Nor is money the only reason that emigration appears attractive to some. Young Armenian men are expected to serve two years in the army. Davit said the continuing conflict with Azerbaijan over Karabakh was one factor behind emigration “because there are still shootings and deaths alongside the border”.

Finally, I asked Davit what core message he would give if he had five minutes on world television. He immediately said he was getting really stressed when he read news items about Islamic State.

“My first message is peace for all the world,” he said.

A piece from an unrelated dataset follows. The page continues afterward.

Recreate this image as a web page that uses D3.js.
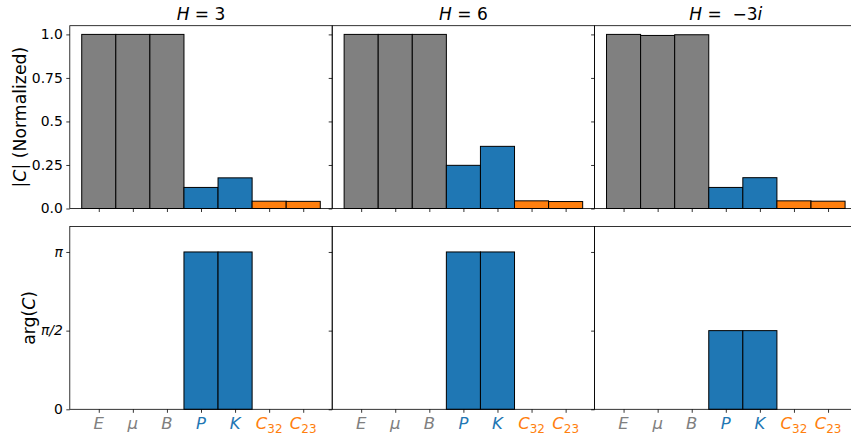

Then our conversation took a turn which surprised me. Making his plea for peace, Davit had tapped into the deepest, most terrible memories of his race. Since the Genocide, Armenians see the world through the prism of who stood by them in their hour of need. Davit told me that Syrians had been the first people to offer sanctuary to Armenians fleeing from the massacres in the Ottoman Empire.

He said Armenians still felt gratitude to Syria and he praised Assad for what he felt was the Syrian president’s supportive policy towards religious minorities.

“Armenians are rather in favour of Assad,” said Davit, whose plea for world peace just minutes earlier had come across as totally heart-felt.

One strong impression I have after talking to Davit is that Armenia is a “bridge country” between East and West. Davit is fluent in Armenian, Russian and English. He is writing his PhD on the Eurasian Economic Union, the political and economic bloc set up by Russia and to which Armenia belongs. Davit’s girlfriend is Czech and lives in Prague, where he is a fairly frequent visitor.

We need bridge countries and bridge people, even if some of their views do not accord with our own.